> What you have to do
Reproduce, character for character, the lines below from the first through the one with "b_high_c = [48, 50, 61]". Leave pictures out.

> Data section
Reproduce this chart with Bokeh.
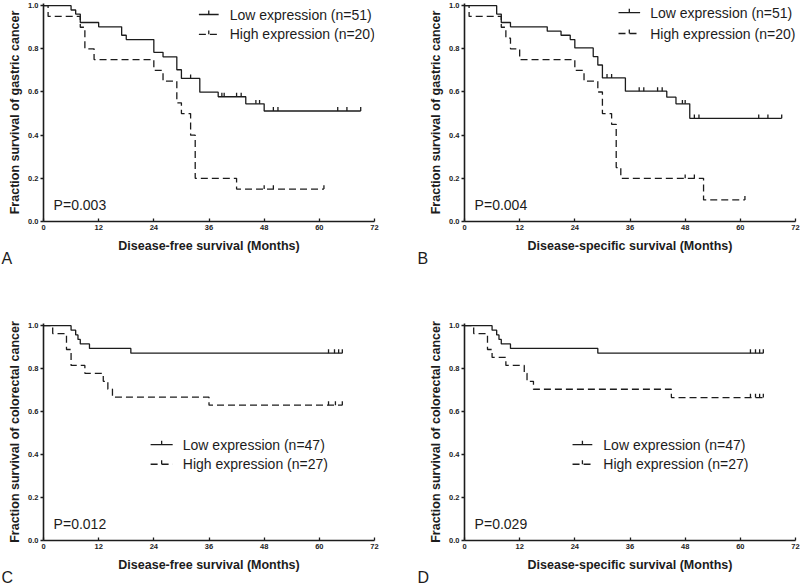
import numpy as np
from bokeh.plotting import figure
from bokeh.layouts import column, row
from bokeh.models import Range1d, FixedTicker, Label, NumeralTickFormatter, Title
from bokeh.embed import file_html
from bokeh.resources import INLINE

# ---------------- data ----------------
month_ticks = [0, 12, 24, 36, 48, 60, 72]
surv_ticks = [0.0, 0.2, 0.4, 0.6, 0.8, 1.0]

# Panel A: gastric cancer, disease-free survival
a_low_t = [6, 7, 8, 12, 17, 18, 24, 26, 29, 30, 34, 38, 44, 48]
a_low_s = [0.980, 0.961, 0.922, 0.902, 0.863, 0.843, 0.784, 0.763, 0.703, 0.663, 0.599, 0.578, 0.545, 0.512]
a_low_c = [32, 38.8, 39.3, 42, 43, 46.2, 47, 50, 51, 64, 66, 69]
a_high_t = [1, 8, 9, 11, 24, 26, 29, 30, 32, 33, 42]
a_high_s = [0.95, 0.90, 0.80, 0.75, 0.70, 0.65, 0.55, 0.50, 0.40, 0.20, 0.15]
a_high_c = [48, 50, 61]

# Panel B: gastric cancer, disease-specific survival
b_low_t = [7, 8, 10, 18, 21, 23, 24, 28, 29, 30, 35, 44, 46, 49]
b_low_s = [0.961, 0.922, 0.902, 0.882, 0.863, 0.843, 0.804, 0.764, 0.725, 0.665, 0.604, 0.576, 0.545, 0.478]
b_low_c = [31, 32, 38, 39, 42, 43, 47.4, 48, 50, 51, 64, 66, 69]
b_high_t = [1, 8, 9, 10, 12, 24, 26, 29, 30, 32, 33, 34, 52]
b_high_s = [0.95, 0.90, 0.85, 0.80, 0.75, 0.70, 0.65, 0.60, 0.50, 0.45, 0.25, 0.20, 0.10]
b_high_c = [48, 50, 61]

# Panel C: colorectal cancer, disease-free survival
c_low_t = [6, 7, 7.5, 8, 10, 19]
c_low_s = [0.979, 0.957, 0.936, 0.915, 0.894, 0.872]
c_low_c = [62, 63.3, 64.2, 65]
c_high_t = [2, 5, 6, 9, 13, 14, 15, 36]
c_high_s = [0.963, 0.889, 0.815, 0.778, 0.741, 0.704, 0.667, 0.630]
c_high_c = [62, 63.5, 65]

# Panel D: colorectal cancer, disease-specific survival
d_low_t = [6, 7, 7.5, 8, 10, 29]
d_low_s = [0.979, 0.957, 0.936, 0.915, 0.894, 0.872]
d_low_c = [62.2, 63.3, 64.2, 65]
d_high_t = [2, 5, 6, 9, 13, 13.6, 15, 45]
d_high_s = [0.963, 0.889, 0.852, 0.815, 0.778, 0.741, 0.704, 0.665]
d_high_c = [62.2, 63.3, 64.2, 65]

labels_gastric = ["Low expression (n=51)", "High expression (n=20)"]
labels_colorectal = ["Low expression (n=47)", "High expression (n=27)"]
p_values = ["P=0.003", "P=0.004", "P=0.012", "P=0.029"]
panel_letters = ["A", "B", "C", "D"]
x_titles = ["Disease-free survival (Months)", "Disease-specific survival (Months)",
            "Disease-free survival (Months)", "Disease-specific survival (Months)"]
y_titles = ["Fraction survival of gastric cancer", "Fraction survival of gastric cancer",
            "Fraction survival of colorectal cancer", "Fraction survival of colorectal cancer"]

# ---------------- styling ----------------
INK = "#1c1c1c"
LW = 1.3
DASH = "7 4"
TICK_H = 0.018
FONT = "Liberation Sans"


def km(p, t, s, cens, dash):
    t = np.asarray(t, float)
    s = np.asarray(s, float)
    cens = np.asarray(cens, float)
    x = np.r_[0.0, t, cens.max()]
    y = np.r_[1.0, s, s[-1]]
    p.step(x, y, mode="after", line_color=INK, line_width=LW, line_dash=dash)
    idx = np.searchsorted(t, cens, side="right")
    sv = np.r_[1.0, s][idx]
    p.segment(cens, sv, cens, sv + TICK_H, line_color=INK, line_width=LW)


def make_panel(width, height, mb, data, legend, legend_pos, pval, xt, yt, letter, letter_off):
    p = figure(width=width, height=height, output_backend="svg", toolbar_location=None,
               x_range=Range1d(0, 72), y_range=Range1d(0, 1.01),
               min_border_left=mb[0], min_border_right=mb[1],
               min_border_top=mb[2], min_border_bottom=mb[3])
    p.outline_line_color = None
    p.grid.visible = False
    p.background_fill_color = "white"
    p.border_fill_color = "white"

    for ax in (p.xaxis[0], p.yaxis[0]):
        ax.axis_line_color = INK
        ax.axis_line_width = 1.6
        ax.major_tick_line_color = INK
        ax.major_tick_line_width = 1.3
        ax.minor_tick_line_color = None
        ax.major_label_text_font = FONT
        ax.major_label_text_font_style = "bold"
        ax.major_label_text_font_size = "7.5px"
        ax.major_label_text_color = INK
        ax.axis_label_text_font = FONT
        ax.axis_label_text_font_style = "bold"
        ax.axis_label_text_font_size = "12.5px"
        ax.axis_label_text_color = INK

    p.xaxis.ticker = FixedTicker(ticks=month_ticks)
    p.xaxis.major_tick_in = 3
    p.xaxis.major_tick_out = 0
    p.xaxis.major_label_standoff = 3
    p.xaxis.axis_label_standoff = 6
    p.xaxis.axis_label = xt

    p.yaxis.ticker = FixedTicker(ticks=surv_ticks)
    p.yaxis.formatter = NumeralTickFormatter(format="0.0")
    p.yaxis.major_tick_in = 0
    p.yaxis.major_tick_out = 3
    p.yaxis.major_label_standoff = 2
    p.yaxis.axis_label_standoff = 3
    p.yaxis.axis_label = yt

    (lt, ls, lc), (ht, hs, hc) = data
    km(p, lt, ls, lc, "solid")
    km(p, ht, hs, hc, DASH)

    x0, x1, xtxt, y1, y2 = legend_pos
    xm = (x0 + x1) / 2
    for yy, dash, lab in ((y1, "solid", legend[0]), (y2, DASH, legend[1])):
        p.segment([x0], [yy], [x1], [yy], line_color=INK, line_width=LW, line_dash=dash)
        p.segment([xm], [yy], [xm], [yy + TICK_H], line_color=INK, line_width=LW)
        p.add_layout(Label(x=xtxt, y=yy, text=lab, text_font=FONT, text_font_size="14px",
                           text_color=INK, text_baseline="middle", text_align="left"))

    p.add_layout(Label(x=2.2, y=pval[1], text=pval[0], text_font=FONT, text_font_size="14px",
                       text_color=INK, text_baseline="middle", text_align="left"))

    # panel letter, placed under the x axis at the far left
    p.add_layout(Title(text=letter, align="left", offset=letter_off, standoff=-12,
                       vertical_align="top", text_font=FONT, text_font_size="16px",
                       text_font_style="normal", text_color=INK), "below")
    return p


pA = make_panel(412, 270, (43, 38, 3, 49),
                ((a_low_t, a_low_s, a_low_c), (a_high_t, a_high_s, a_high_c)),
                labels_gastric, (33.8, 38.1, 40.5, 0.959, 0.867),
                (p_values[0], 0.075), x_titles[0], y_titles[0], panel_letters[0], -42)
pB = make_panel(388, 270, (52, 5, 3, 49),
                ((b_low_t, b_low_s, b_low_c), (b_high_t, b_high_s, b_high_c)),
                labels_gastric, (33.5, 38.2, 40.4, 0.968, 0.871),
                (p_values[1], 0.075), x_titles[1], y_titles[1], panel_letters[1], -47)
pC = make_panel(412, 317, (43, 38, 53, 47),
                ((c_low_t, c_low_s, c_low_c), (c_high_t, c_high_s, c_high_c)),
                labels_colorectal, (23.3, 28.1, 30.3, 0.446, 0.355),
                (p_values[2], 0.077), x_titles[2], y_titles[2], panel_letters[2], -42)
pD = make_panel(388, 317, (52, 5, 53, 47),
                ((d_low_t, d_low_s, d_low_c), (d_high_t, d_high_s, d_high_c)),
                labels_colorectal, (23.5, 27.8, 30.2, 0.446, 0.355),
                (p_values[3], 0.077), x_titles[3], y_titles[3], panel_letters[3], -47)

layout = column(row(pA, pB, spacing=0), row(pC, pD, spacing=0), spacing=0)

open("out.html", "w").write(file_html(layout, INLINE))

> Exercise result
Reproduce this chart with Bokeh.
import numpy as np
from bokeh.plotting import figure
from bokeh.layouts import column, row
from bokeh.models import Range1d, FixedTicker, Label, NumeralTickFormatter, Title
from bokeh.embed import file_html
from bokeh.resources import INLINE

# ---------------- data ----------------
month_ticks = [0, 12, 24, 36, 48, 60, 72]
surv_ticks = [0.0, 0.2, 0.4, 0.6, 0.8, 1.0]

# Panel A: gastric cancer, disease-free survival
a_low_t = [6, 7, 8, 12, 17, 18, 24, 26, 29, 30, 34, 38, 44, 48]
a_low_s = [0.980, 0.961, 0.922, 0.902, 0.863, 0.843, 0.784, 0.763, 0.703, 0.663, 0.599, 0.578, 0.545, 0.512]
a_low_c = [32, 38.8, 39.3, 42, 43, 46.2, 47, 50, 51, 64, 66, 69]
a_high_t = [1, 8, 9, 11, 24, 26, 29, 30, 32, 33, 42]
a_high_s = [0.95, 0.90, 0.80, 0.75, 0.70, 0.65, 0.55, 0.50, 0.40, 0.20, 0.15]
a_high_c = [48, 50, 61]

# Panel B: gastric cancer, disease-specific survival
b_low_t = [7, 8, 10, 18, 21, 23, 24, 28, 29, 30, 35, 44, 46, 49]
b_low_s = [0.961, 0.922, 0.902, 0.882, 0.863, 0.843, 0.804, 0.764, 0.725, 0.665, 0.604, 0.576, 0.545, 0.478]
b_low_c = [31, 32, 38, 39, 42, 43, 47.4, 48, 50, 51, 64, 66, 69]
b_high_t = [1, 8, 9, 10, 12, 24, 26, 29, 30, 32, 33, 34, 52]
b_high_s = [0.95, 0.90, 0.85, 0.80, 0.75, 0.70, 0.65, 0.60, 0.50, 0.45, 0.25, 0.20, 0.10]
b_high_c = [48, 50, 61]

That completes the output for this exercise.